After testing FSD v14, Fan stated that his experience with FSD felt magical at first, but it soon started to feel like a routine.
NVIDIA Director of Robotics Jim Fan has praised Tesla’s Full Self-Driving (Supervised) v14 as the first AI to pass what he described as a “Physical Turing Test.”
After testing FSD v14, Fan stated that his experience with FSD felt magical at first, but it soon started to feel like a routine. And just like smartphones today, removing it now would “actively hurt.”
Jim Fan’s hands-on FSD v14 impressions
Fan, a leading researcher in embodied AI who is currently solving Physical AI at NVIDIA and spearheading the company’s Project GR00T initiative, noted that he actually was late to the Tesla game. He was, however, one of the first to try out FSD v14.
“I was very late to own a Tesla but among the earliest to try out FSD v14. It’s perhaps the first time I experience an AI that passes the Physical Turing Test: after a long day at work, you press a button, lay back, and couldn’t tell if a neural net or a human drove you home,” Fan wrote in a post on X.

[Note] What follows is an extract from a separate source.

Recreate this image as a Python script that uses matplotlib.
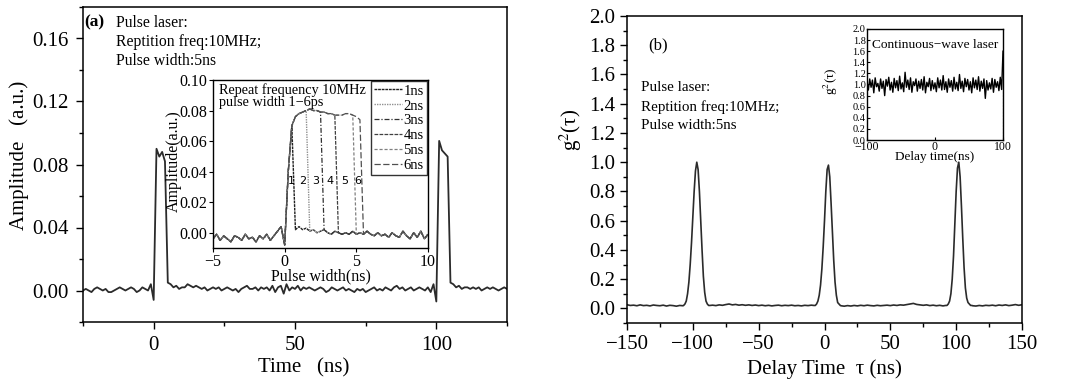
import numpy as np
import matplotlib
matplotlib.use('Agg')
import matplotlib.pyplot as plt
from matplotlib.ticker import MultipleLocator, FormatStrFormatter

plt.rcParams['font.family'] = ['Liberation Serif', 'DejaVu Serif']
plt.rcParams['mathtext.fontset'] = 'stix'

# ---------------- data: panel (a) main trace ----------------
time_a = np.arange(-25, 126, 1)
amp_a = [
    0.000, 0.001, 0.000, -0.001, 0.001, 0.002, 0.001, 0.000, 0.001, -0.001,
    -0.001, 0.000, 0.001, 0.002, 0.001, 0.000, 0.001, 0.002, 0.001, -0.001,
    0.000, 0.002, 0.001, 0.000, 0.004,
    -0.006, 0.090, 0.085, 0.088, 0.082, 0.005,
    0.004, 0.002, 0.003, 0.001, 0.002, 0.002, 0.004, 0.003, 0.002, 0.003,
    0.002, 0.001, 0.002, 0.000, 0.001, 0.002, 0.001, 0.002, 0.000,
    0.001, 0.002, 0.001, 0.000, 0.001,
    -0.001, 0.001, 0.002, 0.003, 0.001,
    0.001, 0.002, 0.000, 0.002, 0.001,
    0.002, 0.000, 0.003, -0.001, 0.002,
    0.003, -0.002, 0.004, 0.000, 0.002,
    0.001, 0.003, 0.000, 0.002, 0.001,
    0.002, 0.001, 0.000, 0.001, 0.002,
    0.001, -0.001, 0.000, 0.002, 0.001,
    0.000, 0.001, 0.002, 0.000, 0.001,
    0.000, -0.001, 0.001, 0.000, 0.001,
    -0.001, 0.000, 0.001, 0.002, 0.000,
    0.001, 0.000, 0.002, 0.001, 0.000,
    0.002, 0.003, 0.001, 0.002, 0.000,
    0.001, 0.002, 0.000, 0.001, 0.002,
    0.001, 0.000, 0.002, -0.001, 0.004,
    -0.007, 0.095, 0.089, 0.087, 0.085, 0.005,
    0.004, 0.002, 0.003, 0.001, 0.002, 0.002, 0.001, 0.002, 0.001, 0.002,
    0.000, 0.001, 0.002, 0.001, 0.002, 0.001, 0.000, 0.001, 0.002, 0.001,
]

# ---------------- data: panel (a) inset ----------------
pre_x = np.arange(-5, 0, 0.25)
pre_amp = [-0.004, -0.001, -0.005, -0.002, -0.004, -0.006, -0.002, -0.003, -0.005, -0.001,
           -0.004, -0.003, -0.006, -0.002, -0.004, -0.001, -0.005, -0.002, 0.001, 0.004]
on_x = np.arange(0, 6.01, 0.25)
on_amp = [-0.008, 0.040, 0.070, 0.076, 0.078, 0.079, 0.080, 0.081, 0.080, 0.080,
          0.079, 0.079, 0.078, 0.078, 0.077, 0.077, 0.077, 0.078, 0.078, 0.077,
          0.076, 0.074, 0.072, 0.070, 0.068]
post_x = np.arange(0.25, 10.01, 0.25)
post_amp = [0.000, 0.000, 0.002, 0.004, 0.002, 0.003, 0.001, 0.002, 0.000, 0.001,
            0.002, 0.000, -0.001, 0.001, 0.000, -0.001, 0.000, -0.001, 0.001, -0.001,
            0.000, -0.001, 0.001, -0.001, -0.002, 0.000, -0.002, -0.001, -0.003, 0.000,
            -0.002, -0.003, 0.001, -0.002, -0.004, 0.000, -0.003, 0.001, -0.004, -0.001]
width_labels = ['1ns', '2ns', '3ns', '4ns', '5ns', '6ns']
fall_ns = [0.5, 1.5, 2.5, 3.5, 4.75, 5.25]
mark_text = ['1', '2', '3', '4', '5', '6']
mark_x = [0.45, 1.25, 2.15, 3.15, 4.2, 5.1]

# ---------------- data: panel (b) ----------------
base_tau = np.arange(-150, 150.1, 2.5)
base_g2 = [
    0.025, 0.020, 0.022, 0.018, 0.024, 0.019, 0.021, 0.017, 0.023, 0.020,
    0.018, 0.022, 0.016, 0.021, 0.019, 0.015, 0.020, 0.018, 0.022, 0.020,
    0.020, 0.020, 0.020, 0.020, 0.020, 0.018, 0.022, 0.019, 0.024, 0.021,
    0.026, 0.030, 0.024, 0.027, 0.022, 0.025, 0.021, 0.024, 0.020, 0.023,
    0.019, 0.022, 0.018, 0.021, 0.017, 0.020, 0.022, 0.018, 0.021, 0.019,
    0.022, 0.018, 0.020, 0.017, 0.021, 0.019, 0.022, 0.018, 0.020, 0.020,
    0.020, 0.020, 0.020, 0.020, 0.020, 0.018, 0.015, 0.019, 0.016, 0.020,
    0.017, 0.021, 0.018, 0.022, 0.019, 0.017, 0.021, 0.018, 0.020, 0.022,
    0.019, 0.023, 0.020, 0.024, 0.022, 0.026, 0.030, 0.034, 0.027, 0.024,
    0.021, 0.024, 0.019, 0.022, 0.018, 0.021, 0.017, 0.020, 0.020, 0.020,
    0.020, 0.020, 0.020, 0.020, 0.020, 0.018, 0.016, 0.020, 0.017, 0.021,
    0.019, 0.022, 0.018, 0.023, 0.020, 0.024, 0.019, 0.022, 0.026, 0.021, 0.025,
]
peak1_tau = np.arange(-107, -86, 1)
peak1_g2 = [0.02, 0.03, 0.05, 0.10, 0.18, 0.30, 0.45, 0.62, 0.80, 0.94, 1.00,
            0.95, 0.80, 0.60, 0.40, 0.22, 0.11, 0.05, 0.03, 0.02, 0.02]
peak2_tau = np.arange(-8, 13, 1)
peak2_g2 = [0.02, 0.02, 0.03, 0.05, 0.09, 0.16, 0.27, 0.42, 0.60, 0.80, 0.95,
            0.98, 0.90, 0.72, 0.52, 0.33, 0.18, 0.09, 0.04, 0.03, 0.02]
peak3_tau = np.arange(92, 113, 1)
peak3_g2 = [0.02, 0.02, 0.03, 0.05, 0.10, 0.20, 0.36, 0.58, 0.80, 0.96, 1.00,
            0.90, 0.70, 0.48, 0.28, 0.14, 0.07, 0.04, 0.03, 0.02, 0.02]

cw_tau = np.arange(-100, 100.1, 2)
cw_g2 = [
    1.05, 0.90, 1.10, 0.95, 1.08, 0.85, 1.12, 0.96, 1.02, 0.88,
    1.10, 0.93, 1.06, 0.80, 1.09, 0.97, 1.13, 0.90, 1.04, 0.86,
    1.11, 0.94, 1.07, 0.89, 1.15, 0.92, 1.03, 0.87, 1.22, 0.95,
    1.08, 0.91, 1.12, 0.86, 1.05, 0.98, 1.10, 0.88, 1.06, 0.93,
    1.09, 0.90, 1.14, 0.85, 1.04, 0.96, 1.11, 0.89, 1.07, 0.92,
    1.03, 0.87, 1.12, 0.94, 1.08, 0.90, 1.16, 0.91, 1.05, 0.86,
    1.10, 0.95, 1.07, 0.88, 1.13, 0.92, 1.04, 0.89, 1.18, 0.93,
    1.06, 0.87, 1.11, 0.96, 1.09, 0.90, 1.05, 0.85, 1.12, 0.94,
    1.08, 0.91, 1.14, 0.88, 1.06, 0.93, 1.10, 0.75, 1.07, 0.90,
    1.03, 0.92, 1.11, 0.86, 1.09, 0.95, 1.05, 0.89, 1.13, 0.91,
    1.60,
]
cw_tail_tau = [100, 100]
cw_tail_g2 = [1.60, 0.0]

# ---------------- figure ----------------
fig = plt.figure(figsize=(10.69, 3.85), dpi=100)
line_c = '#2b2b2b'

def style_main(ax, pad):
    ax.tick_params(which='major', direction='out', length=5, width=1, labelsize=15, pad=pad)
    ax.tick_params(which='minor', direction='out', length=3, width=1)
    for s in ax.spines.values():
        s.set_linewidth(1.1)

# ---- panel (a)
ax1 = fig.add_axes([83/1069, 63/385, (507-83)/1069, 315/385])
ax1.plot(time_a, amp_a, color=line_c, lw=1.3)
ax1.set_xlim(-25, 125)
ax1.set_ylim(-0.02, 0.18)
ax1.xaxis.set_major_locator(MultipleLocator(50))
ax1.xaxis.set_minor_locator(MultipleLocator(25))
ax1.yaxis.set_major_locator(MultipleLocator(0.04))
ax1.yaxis.set_minor_locator(MultipleLocator(0.02))
ax1.yaxis.set_major_formatter(FormatStrFormatter('%.2f'))
style_main(ax1, 5)
ax1.set_xlabel('Time   (ns)', fontsize=15)
ax1.set_ylabel('Amplitude   (a.u.)', fontsize=15)
ax1.xaxis.set_label_coords(0.52, -0.115)
ax1.yaxis.set_label_coords(-0.128, 0.53)
ax1.text(-24.4, 0.170, '(a)', fontsize=12.5, fontweight='bold', va='center')
ax1.text(-13.5, 0.170, 'Pulse laser:', fontsize=11.3, va='center')
ax1.text(-13.5, 0.158, 'Reptition freq:10MHz;', fontsize=11.3, va='center')
ax1.text(-13.5, 0.146, 'Pulse width:5ns', fontsize=11.3, va='center')

# ---- inset (a)
axi = fig.add_axes([213/1069, (385-248)/385, 215/1069, 168/385])
styles = [
    dict(color='#202020', ls=(0, (2, 0.6)), lw=1.0),
    dict(color='#909090', ls=(0, (1, 0.8)), lw=1.0),
    dict(color='#303030', ls=(0, (4, 1.5, 1, 1.5)), lw=0.9),
    dict(color='#404040', ls=(0, (3, 1)), lw=0.9),
    dict(color='#808080', ls=(0, (2.5, 1.5)), lw=0.9),
    dict(color='#505050', ls=(0, (5, 2)), lw=0.9),
]
pre_x = np.asarray(pre_x); on_x = np.asarray(on_x); post_x = np.asarray(post_x)
pre_amp = np.asarray(pre_amp); on_amp = np.asarray(on_amp); post_amp = np.asarray(post_amp)
for lab, f, st in zip(width_labels, fall_ns, styles):
    mon = on_x <= f + 1e-9
    mpost = post_x > f + 1e-9
    xs = np.concatenate([pre_x, on_x[mon], post_x[mpost]])
    ys = np.concatenate([pre_amp, on_amp[mon], post_amp[mpost]])
    axi.plot(xs, ys, label=lab, **st)
for mt, mx in zip(mark_text, mark_x):
    axi.text(mx, 0.034, mt, fontsize=8, family='DejaVu Sans', ha='center', va='center')
axi.set_xlim(-5, 10)
axi.set_ylim(-0.01, 0.10)
axi.xaxis.set_major_locator(MultipleLocator(5))
axi.yaxis.set_major_locator(MultipleLocator(0.02))
axi.yaxis.set_major_formatter(FormatStrFormatter('%.2f'))
axi.tick_params(direction='out', length=3, labelsize=11.5, pad=1.5)
for s in axi.spines.values():
    s.set_linewidth(1.0)
axi.set_xlabel('Pulse width(ns)', fontsize=11.5, labelpad=-1)
axi.set_ylabel('Amplitude(a.u.)', fontsize=11.5)
axi.yaxis.set_label_coords(-0.145, 0.52)
axi.text(-4.6, 0.098, 'Repeat frequency 10MHz\npulse width 1\u22126ps', fontsize=10.3,
         va='top', linespacing=0.95)
leg = axi.legend(loc='upper right', fontsize=10.5, handlelength=1.9, handletextpad=0.1,
                 labelspacing=0.12, borderpad=0.2, borderaxespad=0.1, frameon=True,
                 fancybox=False)
leg.get_frame().set_edgecolor('black')
leg.get_frame().set_linewidth(1.0)

# ---- panel (b)
ax2 = fig.add_axes([627/1069, 62/385, 395/1069, 307/385])
base_tau = np.asarray(base_tau); base_g2 = np.asarray(base_g2)
keep = np.ones(len(base_tau), bool)
for pt in (peak1_tau, peak2_tau, peak3_tau):
    keep &= ~((base_tau >= pt[0]) & (base_tau <= pt[-1]))
all_tau = np.concatenate([base_tau[keep], peak1_tau, peak2_tau, peak3_tau])
all_g2 = np.concatenate([base_g2[keep], peak1_g2, peak2_g2, peak3_g2])
order = np.argsort(all_tau, kind='stable')
ax2.plot(all_tau[order], all_g2[order], color=line_c, lw=1.2)
ax2.set_xlim(-150, 150)
ax2.set_ylim(-0.1, 2.0)
ax2.xaxis.set_major_locator(MultipleLocator(50))
ax2.xaxis.set_minor_locator(MultipleLocator(25))
ax2.yaxis.set_major_locator(MultipleLocator(0.2))
ax2.yaxis.set_minor_locator(MultipleLocator(0.1))
ax2.yaxis.set_major_formatter(FormatStrFormatter('%.1f'))
style_main(ax2, 3.5)
ax2.set_xlabel('Delay Time  \u03c4 (ns)', fontsize=15)
ax2.set_ylabel('g$^2$(\u03c4)', fontsize=15)
ax2.xaxis.set_label_coords(0.50, -0.118)
ax2.yaxis.set_label_coords(-0.11, 0.63)
ax2.text(-134, 1.80, '(b)', fontsize=12, va='center')
ax2.text(-139, 1.51, 'Pulse laser:', fontsize=10.8, va='center')
ax2.text(-139, 1.38, 'Reptition freq:10MHz;', fontsize=10.8, va='center')
ax2.text(-139, 1.25, 'Pulse width:5ns', fontsize=10.8, va='center')

# ---- inset (b)
axb = fig.add_axes([867/1069, (385-140)/385, 136/1069, 111/385])
axb.plot(cw_tau, cw_g2, color='black', lw=1.0)
axb.plot(cw_tail_tau, cw_tail_g2, color='#555555', lw=0.8, ls=(0, (2, 1)))
axb.set_xlim(-100, 100)
axb.set_ylim(0, 2.0)
axb.xaxis.set_major_locator(MultipleLocator(100))
axb.yaxis.set_major_locator(MultipleLocator(0.2))
axb.yaxis.set_major_formatter(FormatStrFormatter('%.1f'))
axb.tick_params(axis='x', direction='in', length=2, labelsize=8.5, pad=1)
axb.tick_params(axis='y', direction='in', length=2, labelsize=7.5, pad=1)
for s in axb.spines.values():
    s.set_linewidth(1.0)
axb.set_xlabel('Delay time(ns)', fontsize=9.5, labelpad=-1.5)
axb.set_ylabel('g$^2$(\u03c4)', fontsize=9.5, labelpad=0)
axb.yaxis.set_label_coords(-0.20, 0.53)
axb.text(0.04, 0.86, 'Continuous\u2212wave laser', transform=axb.transAxes, fontsize=9.6,
         va='center')

fig.savefig('out.png', dpi=100)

Fan added: “Despite knowing exactly how robot learning works, I still find it magical watching the steering wheel turn by itself. First it feels surreal, next it becomes routine. Then, like the smartphone, taking it away actively hurts. This is how humanity gets rewired and glued to god-like technologies.”
The Physical Turing Test
The original Turing Test was conceived by Alan Turing in 1950, and it was aimed at determining if a machine could exhibit behavior that is equivalent to or indistinguishable from a human. By focusing on text-based conversations, the original Turing Test set a high bar for natural language processing and machine learning.
This test has been passed by today’s large language models. However, the capability to converse in a humanlike manner is a completely different challenge from performing real-world problem-solving or physical interactions. Thus, Fan introduced the Physical Turing Test, which challenges AI systems to demonstrate intelligence through physical actions.
Based on Fan’s comments, Tesla has demonstrated these intelligent physical actions with FSD v14. Elon Musk agreed with the NVIDIA executive, stating in a post on X that with FSD v14, “you can sense the sentience maturing.” Musk also praised Tesla AI, calling it the best “real-world AI” today.